▶ Request: Write out the listing below in full and exactly, leaving out every picture.

★ ★ ★ ★ ★

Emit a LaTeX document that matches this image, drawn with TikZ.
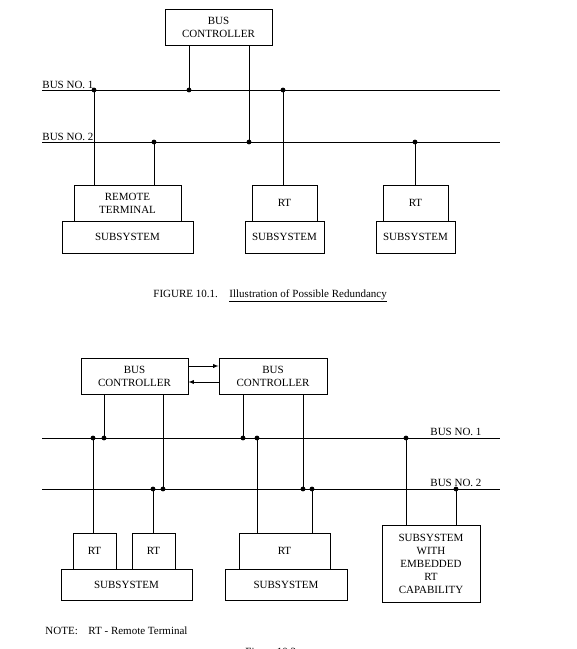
\documentclass[tikz,border=0pt]{standalone}
\usepackage{fontspec}
\setmainfont{Liberation Serif}
\usepackage{tikz}

\begin{document}
\begin{tikzpicture}[x=1pt,y=-1pt,line width=0.9pt]
      \tikzstyle{every node}+=[inner sep=0pt,font=\fontsize{11}{13}\selectfont]
      \tikzstyle{unit}=[draw,align=center]
      \tikzstyle{tap}=[circle,fill,minimum size=4.8pt]
      \tikzstyle{tag}=[anchor=base west]
      \useasboundingbox (0,0) rectangle (577,649);
      % figure 10.1
      \node [unit,minimum width=107pt,minimum height=36pt] (bc) at (218.5,27) {BUS\\CONTROLLER};
      \node [unit,minimum width=107pt,minimum height=36pt] (rt1) at (127.5,203) {REMOTE\\TERMINAL};
      \node [unit,minimum width=131pt,minimum height=32pt] (ss1) at (127.5,237) {SUBSYSTEM};
      \node [unit,minimum width=65pt,minimum height=36pt] (rt2) at (284.5,203) {RT};
      \node [unit,minimum width=79pt,minimum height=32pt] (ss2) at (284.5,237) {SUBSYSTEM};
      \node [unit,minimum width=65pt,minimum height=36pt] (rt3) at (415.5,203) {RT};
      \node [unit,minimum width=79pt,minimum height=32pt] (ss3) at (415.5,237) {SUBSYSTEM};
      \coordinate (bus1w) at (42,90);
      \coordinate (bus1e) at (500,90);
      \coordinate (bus2w) at (42,142);
      \coordinate (bus2e) at (500,142);
      \draw (bus1w) -- (bus1e);
      \draw (bus2w) -- (bus2e);
      \node [tag] (lbus1) at (42,88.5) {BUS NO. 1};
      \node [tag] (lbus2) at (42,140.5) {BUS NO. 2};
      \node [tap] (ta) at (94,90) {};
      \node [tap] (tb) at (189,90) {};
      \node [tap] (tc) at (283,90) {};
      \node [tap] (td) at (154,142) {};
      \node [tap] (te) at (249,142) {};
      \node [tap] (tf) at (415,142) {};
      \draw (tb.center) -- (tb.center |- bc.south);
      \draw (te.center) -- (te.center |- bc.south);
      \draw (ta.center) -- (ta.center |- rt1.north);
      \draw (td.center) -- (td.center |- rt1.north);
      \draw (tc.center) -- (tc.center |- rt2.north);
      \draw (tf.center) -- (tf.center |- rt3.north);
      \node [tag] (cap1) at (153,297) {FIGURE 10.1.};
      \node [tag] (cap1t) at (229,297) {\underline{Illustration of Possible Redundancy}};
      % figure 10.2
      \node [unit,minimum width=107pt,minimum height=36pt] (bca) at (134.5,376) {BUS\\CONTROLLER};
      \node [unit,minimum width=108pt,minimum height=36pt] (bcb) at (273,376) {BUS\\CONTROLLER};
      \draw [-latex] ([yshift=10pt]bca.east) -- ([yshift=10pt]bca.east -| bcb.west);
      \draw [-latex] ([yshift=-6pt]bcb.west) -- ([yshift=-6pt]bcb.west -| bca.east);
      \node [unit,minimum width=43pt,minimum height=36pt] (rta) at (94.5,551) {RT};
      \node [unit,minimum width=43pt,minimum height=36pt] (rtb) at (153.5,551) {RT};
      \node [unit,minimum width=131pt,minimum height=31pt] (ssa) at (126.5,584.5) {SUBSYSTEM};
      \node [unit,minimum width=91pt,minimum height=36pt] (rtc) at (284.5,551) {RT};
      \node [unit,minimum width=122pt,minimum height=31pt] (ssb) at (286,584.5) {SUBSYSTEM};
      \node [unit,minimum width=98pt,minimum height=77pt] (emb) at (431,563.5) {SUBSYSTEM\\WITH\\EMBEDDED\\RT\\CAPABILITY};
      \coordinate (bus3w) at (42,438);
      \coordinate (bus3e) at (500,438);
      \coordinate (bus4w) at (42,489);
      \coordinate (bus4e) at (500,489);
      \draw (bus3w) -- (bus3e);
      \draw (bus4w) -- (bus4e);
      \node [tag] (lbus3) at (430,435.5) {BUS NO. 1};
      \node [tag] (lbus4) at (430,486.5) {BUS NO. 2};
      \node [tap] (ua) at (93,438) {};
      \node [tap] (ub) at (104,438) {};
      \node [tap] (uc) at (243,438) {};
      \node [tap] (ud) at (257,438) {};
      \node [tap] (ue) at (406,438) {};
      \node [tap] (va) at (153,489) {};
      \node [tap] (vb) at (163,489) {};
      \node [tap] (vc) at (303,489) {};
      \node [tap] (vd) at (312,489) {};
      \node [tap] (ve) at (456,489) {};
      \draw (ub.center) -- (ub.center |- bca.south);
      \draw (vb.center) -- (vb.center |- bca.south);
      \draw (uc.center) -- (uc.center |- bcb.south);
      \draw (vc.center) -- (vc.center |- bcb.south);
      \draw (ua.center) -- (ua.center |- rta.north);
      \draw (va.center) -- (va.center |- rtb.north);
      \draw (ud.center) -- (ud.center |- rtc.north);
      \draw (vd.center) -- (vd.center |- rtc.north);
      \draw (ue.center) -- (ue.center |- emb.north);
      \draw (ve.center) -- (ve.center |- emb.north);
      \node [tag] (note) at (45,634) {NOTE:};
      \node [tag] (notet) at (88,634) {RT - Remote Terminal};
      \node [tag] (cap2) at (245,655) {Figure 10.2};
\end{tikzpicture}
\end{document}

★ ★ ★ ★ ★

▶ Reply:
Emit a LaTeX document that matches this image, drawn with TikZ.
\documentclass[tikz,border=0pt]{standalone}
\usepackage{fontspec}
\setmainfont{Liberation Serif}
\usepackage{tikz}

\begin{document}
\begin{tikzpicture}[x=1pt,y=-1pt,line width=0.9pt]
      \tikzstyle{every node}+=[inner sep=0pt,font=\fontsize{11}{13}\selectfont]
      \tikzstyle{unit}=[draw,align=center]
      \tikzstyle{tap}=[circle,fill,minimum size=4.8pt]
      \tikzstyle{tag}=[anchor=base west]
      \useasboundingbox (0,0) rectangle (577,649);
      % figure 10.1
      \node [unit,minimum width=107pt,minimum height=36pt] (bc) at (218.5,27) {BUS\\CONTROLLER};
      \node [unit,minimum width=107pt,minimum height=36pt] (rt1) at (127.5,203) {REMOTE\\TERMINAL};
      \node [unit,minimum width=131pt,minimum height=32pt] (ss1) at (127.5,237) {SUBSYSTEM};
      \node [unit,minimum width=65pt,minimum height=36pt] (rt2) at (284.5,203) {RT};
      \node [unit,minimum width=79pt,minimum height=32pt] (ss2) at (284.5,237) {SUBSYSTEM};
      \node [unit,minimum width=65pt,minimum height=36pt] (rt3) at (415.5,203) {RT};
      \node [unit,minimum width=79pt,minimum height=32pt] (ss3) at (415.5,237) {SUBSYSTEM};
      \coordinate (bus1w) at (42,90);
      \coordinate (bus1e) at (500,90);
      \coordinate (bus2w) at (42,142);
      \coordinate (bus2e) at (500,142);
      \draw (bus1w) -- (bus1e);
      \draw (bus2w) -- (bus2e);
      \node [tag] (lbus1) at (42,88.5) {BUS NO. 1};
      \node [tag] (lbus2) at (42,140.5) {BUS NO. 2};
      \node [tap] (ta) at (94,90) {};
      \node [tap] (tb) at (189,90) {};
      \node [tap] (tc) at (283,90) {};
      \node [tap] (td) at (154,142) {};
      \node [tap] (te) at (249,142) {};
      \node [tap] (tf) at (415,142) {};
      \draw (tb.center) -- (tb.center |- bc.south);
      \draw (te.center) -- (te.center |- bc.south);
      \draw (ta.center) -- (ta.center |- rt1.north);
      \draw (td.center) -- (td.center |- rt1.north);
      \draw (tc.center) -- (tc.center |- rt2.north);
      \draw (tf.center) -- (tf.center |- rt3.north);
      \node [tag] (cap1) at (153,297) {FIGURE 10.1.};
      \node [tag] (cap1t) at (229,297) {\underline{Illustration of Possible Redundancy}};
      % figure 10.2
      \node [unit,minimum width=107pt,minimum height=36pt] (bca) at (134.5,376) {BUS\\CONTROLLER};
      \node [unit,minimum width=108pt,minimum height=36pt] (bcb) at (273,376) {BUS\\CONTROLLER};
      \draw [-latex] ([yshift=10pt]bca.east) -- ([yshift=10pt]bca.east -| bcb.west);
      \draw [-latex] ([yshift=-6pt]bcb.west) -- ([yshift=-6pt]bcb.west -| bca.east);
      \node [unit,minimum width=43pt,minimum height=36pt] (rta) at (94.5,551) {RT};
      \node [unit,minimum width=43pt,minimum height=36pt] (rtb) at (153.5,551) {RT};
      \node [unit,minimum width=131pt,minimum height=31pt] (ssa) at (126.5,584.5) {SUBSYSTEM};
      \node [unit,minimum width=91pt,minimum height=36pt] (rtc) at (284.5,551) {RT};
      \node [unit,minimum width=122pt,minimum height=31pt] (ssb) at (286,584.5) {SUBSYSTEM};
      \node [unit,minimum width=98pt,minimum height=77pt] (emb) at (431,563.5) {SUBSYSTEM\\WITH\\EMBEDDED\\RT\\CAPABILITY};
      \coordinate (bus3w) at (42,438);
      \coordinate (bus3e) at (500,438);
      \coordinate (bus4w) at (42,489);
      \coordinate (bus4e) at (500,489);
      \draw (bus3w) -- (bus3e);
      \draw (bus4w) -- (bus4e);
      \node [tag] (lbus3) at (430,435.5) {BUS NO. 1};
      \node [tag] (lbus4) at (430,486.5) {BUS NO. 2};
      \node [tap] (ua) at (93,438) {};
      \node [tap] (ub) at (104,438) {};
      \node [tap] (uc) at (243,438) {};
      \node [tap] (ud) at (257,438) {};
      \node [tap] (ue) at (406,438) {};
      \node [tap] (va) at (153,489) {};
      \node [tap] (vb) at (163,489) {};
      \node [tap] (vc) at (303,489) {};
      \node [tap] (vd) at (312,489) {};
      \node [tap] (ve) at (456,489) {};
      \draw (ub.center) -- (ub.center |- bca.south);
      \draw (vb.center) -- (vb.center |- bca.south);
      \draw (uc.center) -- (uc.center |- bcb.south);
      \draw (vc.center) -- (vc.center |- bcb.south);
      \draw (ua.center) -- (ua.center |- rta.north);
      \draw (va.center) -- (va.center |- rtb.north);
      \draw (ud.center) -- (ud.center |- rtc.north);
      \draw (vd.center) -- (vd.center |- rtc.north);
      \draw (ue.center) -- (ue.center |- emb.north);
      \draw (ve.center) -- (ve.center |- emb.north);
      \node [tag] (note) at (45,634) {NOTE:};
      \node [tag] (notet) at (88,634) {RT - Remote Terminal};
      \node [tag] (cap2) at (245,655) {Figure 10.2};
\end{tikzpicture}
\end{document}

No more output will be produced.